**Task instructions:**
Below is a listing. Gather each line of it that contains "page".

(Dataset rows)

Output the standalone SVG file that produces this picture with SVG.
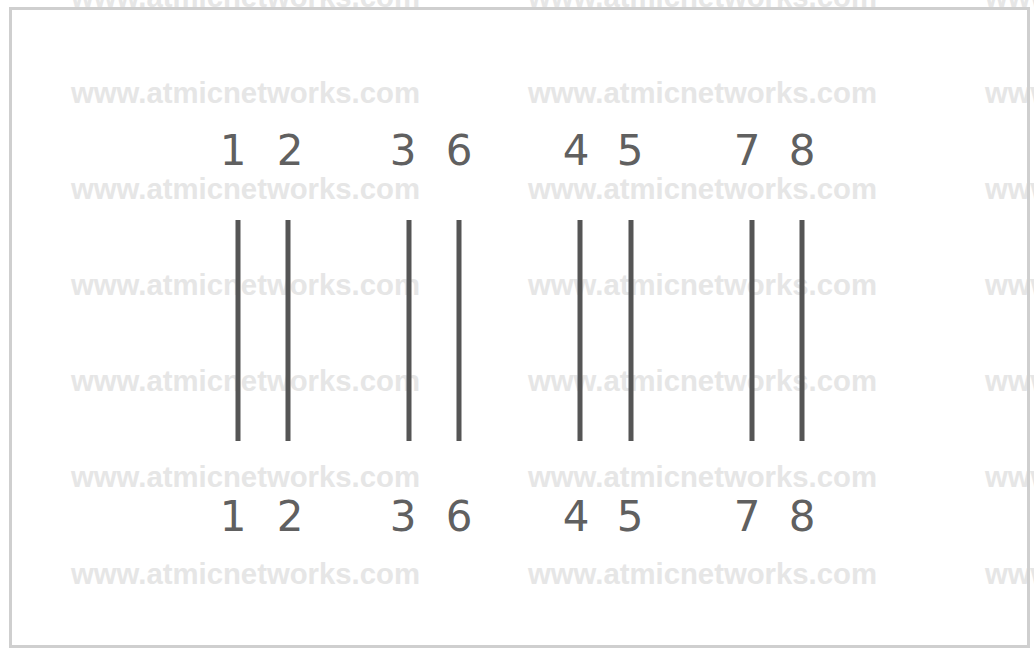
<svg xmlns="http://www.w3.org/2000/svg" width="1034" height="648" viewBox="0 0 1034 648">
<style>
.wm{font-family:"Liberation Sans",Arial,sans-serif;font-weight:bold;font-size:29.3px;fill:#e6e6e6}
.num{font-family:"DejaVu Sans",Verdana,sans-serif;font-size:42px;fill:#606060;text-anchor:middle}
.wire{stroke:#555;stroke-width:5;stroke-linecap:butt}
</style>
<rect x="0" y="0" width="1034" height="648" fill="#fff"/>
<g id="watermarks">
<text class="wm" x="71" y="7">www.atmicnetworks.com</text>
<text class="wm" x="528" y="7">www.atmicnetworks.com</text>
<text class="wm" x="985" y="7">www.atmicnetworks.com</text>
<text class="wm" x="71" y="103">www.atmicnetworks.com</text>
<text class="wm" x="528" y="103">www.atmicnetworks.com</text>
<text class="wm" x="985" y="103">www.atmicnetworks.com</text>
<text class="wm" x="71" y="199">www.atmicnetworks.com</text>
<text class="wm" x="528" y="199">www.atmicnetworks.com</text>
<text class="wm" x="985" y="199">www.atmicnetworks.com</text>
<text class="wm" x="71" y="295">www.atmicnetworks.com</text>
<text class="wm" x="528" y="295">www.atmicnetworks.com</text>
<text class="wm" x="985" y="295">www.atmicnetworks.com</text>
<text class="wm" x="71" y="391">www.atmicnetworks.com</text>
<text class="wm" x="528" y="391">www.atmicnetworks.com</text>
<text class="wm" x="985" y="391">www.atmicnetworks.com</text>
<text class="wm" x="71" y="487">www.atmicnetworks.com</text>
<text class="wm" x="528" y="487">www.atmicnetworks.com</text>
<text class="wm" x="985" y="487">www.atmicnetworks.com</text>
<text class="wm" x="71" y="584">www.atmicnetworks.com</text>
<text class="wm" x="528" y="584">www.atmicnetworks.com</text>
<text class="wm" x="985" y="584">www.atmicnetworks.com</text>
</g>
<rect id="frame" x="10.5" y="8.5" width="1018" height="638" fill="none" stroke="#cfcfcf" stroke-width="3"/>
<g id="top-labels">
<text class="num" x="233" y="165">1</text>
<text class="num" x="290" y="165">2</text>
<text class="num" x="403" y="165">3</text>
<text class="num" x="459" y="165">6</text>
<text class="num" x="576" y="165">4</text>
<text class="num" x="630" y="165">5</text>
<text class="num" x="747" y="165">7</text>
<text class="num" x="802" y="165">8</text>
</g>
<g id="connectors">
<line class="wire" x1="238" y1="220" x2="238" y2="441"/>
<line class="wire" x1="288" y1="220" x2="288" y2="441"/>
<line class="wire" x1="409" y1="220" x2="409" y2="441"/>
<line class="wire" x1="459" y1="220" x2="459" y2="441"/>
<line class="wire" x1="580" y1="220" x2="580" y2="441"/>
<line class="wire" x1="631" y1="220" x2="631" y2="441"/>
<line class="wire" x1="752" y1="220" x2="752" y2="441"/>
<line class="wire" x1="802" y1="220" x2="802" y2="441"/>
</g>
<g id="bottom-labels">
<text class="num" x="233" y="531">1</text>
<text class="num" x="290" y="531">2</text>
<text class="num" x="403" y="531">3</text>
<text class="num" x="459" y="531">6</text>
<text class="num" x="576" y="531">4</text>
<text class="num" x="630" y="531">5</text>
<text class="num" x="747" y="531">7</text>
<text class="num" x="802" y="531">8</text>
</g>
</svg>
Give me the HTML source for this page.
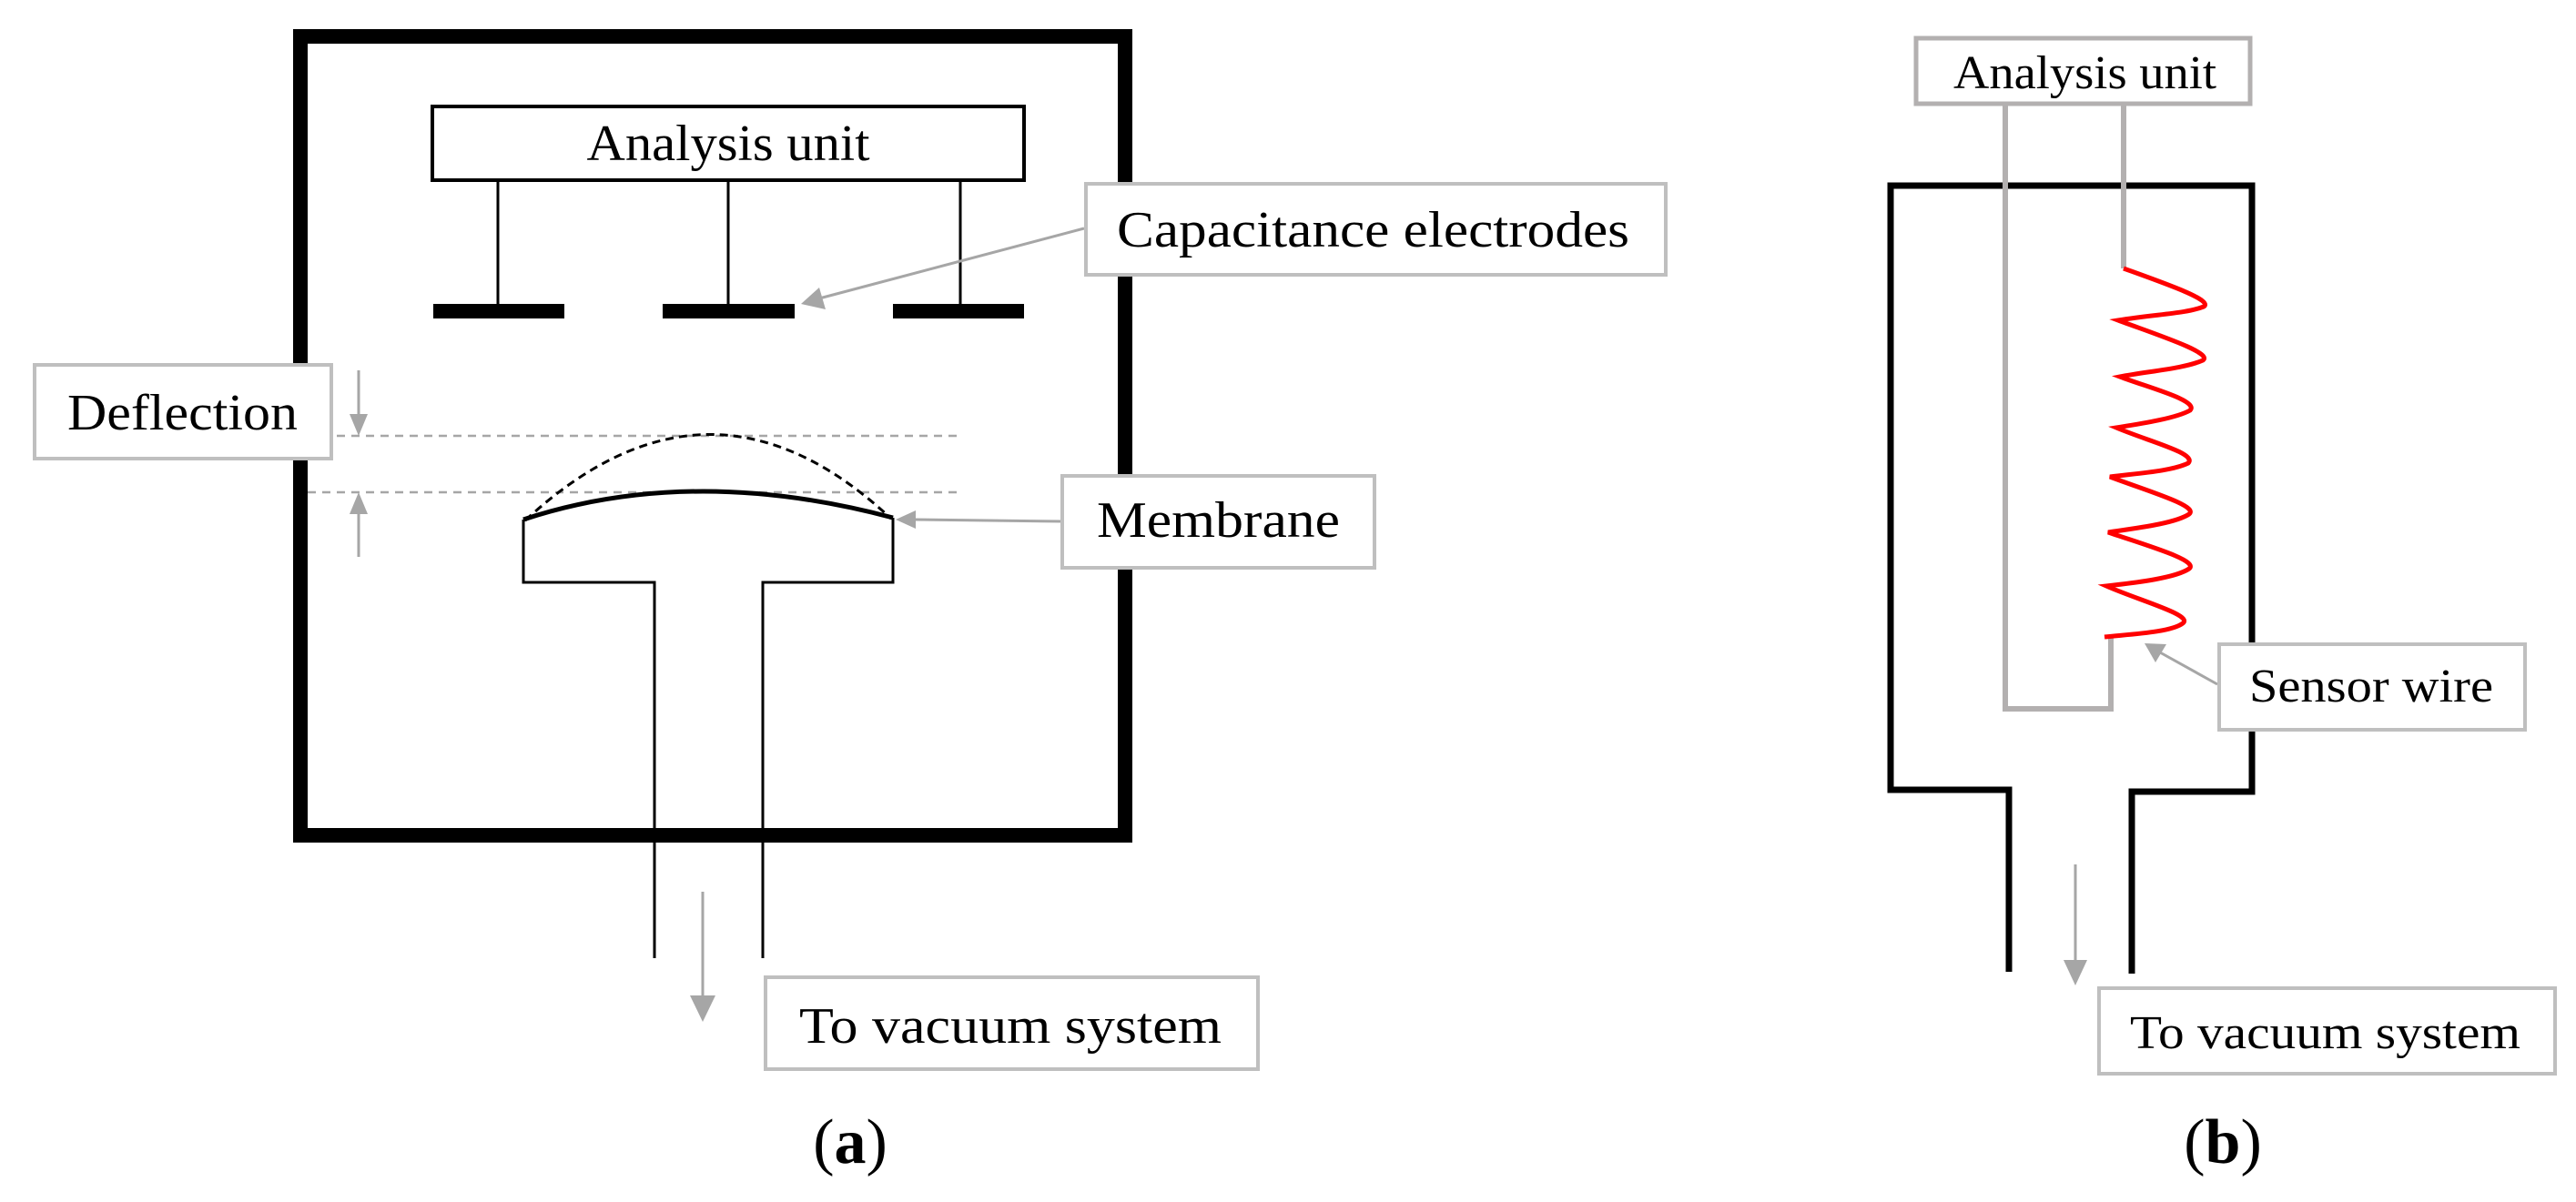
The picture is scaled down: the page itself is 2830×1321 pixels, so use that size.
<!DOCTYPE html>
<html><head><meta charset="utf-8"><style>html,body{margin:0;padding:0;background:#fff}svg{display:block}</style></head>
<body>
<svg width="2830" height="1321" viewBox="0 0 2830 1321" xmlns="http://www.w3.org/2000/svg" font-family="'Liberation Serif', serif">
<!-- Panel a -->
<rect x="330" y="40" width="906" height="878" fill="none" stroke="#000" stroke-width="16"/>
<rect x="475" y="117" width="650" height="81" fill="#fff" stroke="#000" stroke-width="4"/>
<text x="800" y="176" font-size="56" text-anchor="middle" textLength="311" lengthAdjust="spacingAndGlyphs">Analysis unit</text>
<g stroke="#000" stroke-width="3">
<line x1="547" y1="198" x2="547" y2="336"/>
<line x1="800" y1="198" x2="800" y2="336"/>
<line x1="1055" y1="198" x2="1055" y2="336"/>
</g>
<g fill="#000">
<rect x="476" y="334" width="144" height="16"/>
<rect x="728" y="334" width="145" height="16"/>
<rect x="981" y="334" width="144" height="16"/>
</g>
<line x1="1191" y1="251" x2="900" y2="328" stroke="#a6a6a6" stroke-width="3"/>
<polygon points="880,334 900,316 907,340" fill="#a6a6a6"/>
<rect x="1193" y="202" width="637" height="100" fill="#fff" stroke="#bfbfbf" stroke-width="4"/>
<text x="1227" y="271" font-size="56" textLength="563" lengthAdjust="spacingAndGlyphs">Capacitance electrodes</text>
<rect x="38" y="401" width="326" height="103" fill="#fff" stroke="#bfbfbf" stroke-width="4"/>
<text x="74" y="472" font-size="56" textLength="253" lengthAdjust="spacingAndGlyphs">Deflection</text>
<g stroke="#a6a6a6" stroke-width="2.5" stroke-dasharray="9,7">
<line x1="370" y1="479" x2="1056" y2="479"/>
<line x1="338" y1="541" x2="1056" y2="541"/>
</g>
<line x1="394" y1="407" x2="394" y2="462" stroke="#a6a6a6" stroke-width="3"/>
<polygon points="384,455 404,455 394,479" fill="#a6a6a6"/>
<line x1="394" y1="612" x2="394" y2="560" stroke="#a6a6a6" stroke-width="3"/>
<polygon points="384,565 404,565 394,541" fill="#a6a6a6"/>
<path d="M577,572 Q780,384 979,570" fill="none" stroke="#000" stroke-width="3" stroke-dasharray="9,6"/>
<path d="M575,571 Q760,510 981,569" fill="none" stroke="#000" stroke-width="5"/>
<path d="M575,571 L575,640 L719,640 L719,1053 M838,1053 L838,640 L981,640 L981,569" fill="none" stroke="#000" stroke-width="3"/>
<line x1="1167" y1="573" x2="1005" y2="571" stroke="#a6a6a6" stroke-width="3"/>
<polygon points="984,571 1006,561 1006,581" fill="#a6a6a6"/>
<rect x="1167" y="523" width="343" height="101" fill="#fff" stroke="#bfbfbf" stroke-width="4"/>
<text x="1205" y="590" font-size="56" textLength="267" lengthAdjust="spacingAndGlyphs">Membrane</text>
<line x1="772" y1="980" x2="772" y2="1100" stroke="#a6a6a6" stroke-width="3"/>
<polygon points="758,1094 786,1094 772,1123" fill="#a6a6a6"/>
<rect x="841" y="1074" width="541" height="101" fill="#fff" stroke="#bfbfbf" stroke-width="4"/>
<text x="878" y="1146" font-size="56" textLength="464" lengthAdjust="spacingAndGlyphs">To vacuum system</text>
<text x="934" y="1278" font-size="70" text-anchor="middle">(<tspan font-weight="bold">a</tspan>)</text>

<!-- Panel b -->
<path d="M2207,1068 L2207,868 L2077,868 L2077,204 L2474,204 L2474,870 L2342,870 L2342,1070" fill="none" stroke="#000" stroke-width="7"/>
<rect x="2105" y="42" width="367" height="72" fill="#fff" stroke="#b3b0b0" stroke-width="5"/>
<text x="2146" y="97" font-size="52" textLength="289" lengthAdjust="spacingAndGlyphs">Analysis unit</text>
<path d="M2203,115 L2203,779 L2319,779 L2319,699 M2333,115 L2333,295" fill="none" stroke="#b3b0b0" stroke-width="6"/>
<path d="M2333,295 C2380,312 2432,330 2421,337 C2400,345 2370,345 2327,352 C2370,368 2432,388 2420,396 C2400,405 2360,408 2329,414 C2360,426 2416,440 2406,451 C2390,460 2350,466 2325,470 C2360,485 2414,498 2404,509 C2385,518 2350,520 2318,524 C2360,540 2416,556 2405,565 C2390,575 2350,580 2316,585 C2360,600 2416,616 2405,625 C2390,635 2350,640 2314,644 C2350,660 2410,676 2398,685 C2385,695 2340,697 2312,700" fill="none" stroke="#ff0000" stroke-width="5"/>
<line x1="2436" y1="752" x2="2373" y2="717" stroke="#a6a6a6" stroke-width="3"/>
<polygon points="2356,707 2380,708 2368,728" fill="#a6a6a6"/>
<rect x="2438" y="708" width="336" height="94" fill="#fff" stroke="#bfbfbf" stroke-width="4"/>
<text x="2471" y="771" font-size="52" textLength="268" lengthAdjust="spacingAndGlyphs">Sensor wire</text>
<line x1="2280" y1="950" x2="2280" y2="1060" stroke="#a6a6a6" stroke-width="3"/>
<polygon points="2267,1055 2293,1055 2280,1083" fill="#a6a6a6"/>
<rect x="2306" y="1086" width="501" height="94" fill="#fff" stroke="#bfbfbf" stroke-width="4"/>
<text x="2340" y="1152" font-size="52" textLength="429" lengthAdjust="spacingAndGlyphs">To vacuum system</text>
<text x="2442" y="1278" font-size="70" text-anchor="middle">(<tspan font-weight="bold">b</tspan>)</text>
</svg>
</body></html>
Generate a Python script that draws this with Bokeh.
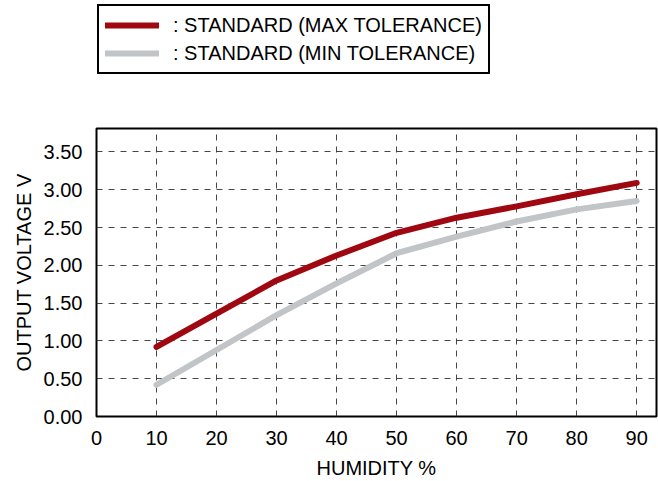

**Correct answer:**
Give me the HTML source for this page.
The picture is scaled down: the page itself is 2830×1321 pixels, so use that size.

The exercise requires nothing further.